If I have learned anything in my 18 years as chaplain of the Powell High football program it is how to stay out of the way. And staying out of the way is much harder than it seems. In fact, it is an art form. Staying out of the way requires an active, thoughtful, intentional state of heart and mind. It is born out of the realization that there is a much larger story going on here than just you. In fact, you aren't the point at all. Your job is just to show up, pay attention, be available, and listen. Your job is to not impede or hinder that larger story, but to support and encourage it whenever and however possible. Which is an incredibly humbling position to be in.
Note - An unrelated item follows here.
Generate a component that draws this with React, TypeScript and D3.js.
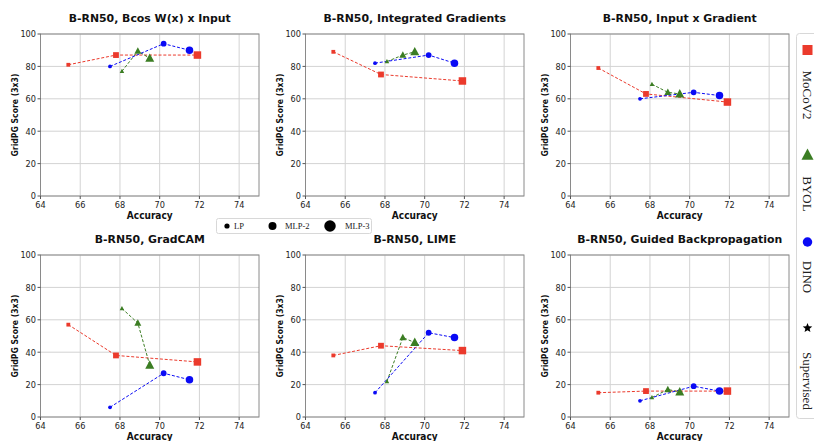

I don't know about you, but I am not great at staying out of the way. In fact, sometimes my tendency to interrupt, insert, and initiate actually gets in the way of what God is up to, rather than encouraging and nurturing it. It becomes about my agenda more than it does about his. You see, far too often I tend to operate out of need: the need to be heard, the need to be seen, the need to be significant, the need to make an impact, the need to put my two cents in. In fact, I tend to operate out of this weird combination of pride and insecurity far more than I'd care to admit. And when I do this, it becomes more about my story than it does about God's story. I can't tell you how many times through the years I have walked away from a conversation or an encounter thinking, "Oh wow, I really missed it there." (Here's a great example, if you're interested: a do-over . It comes from a time I did that with a couple of friends who were in some really, really deep grief)
So needless to say, all of these years with the football program have been great for me. I need as much practice as I can get learning the art of staying out of the way.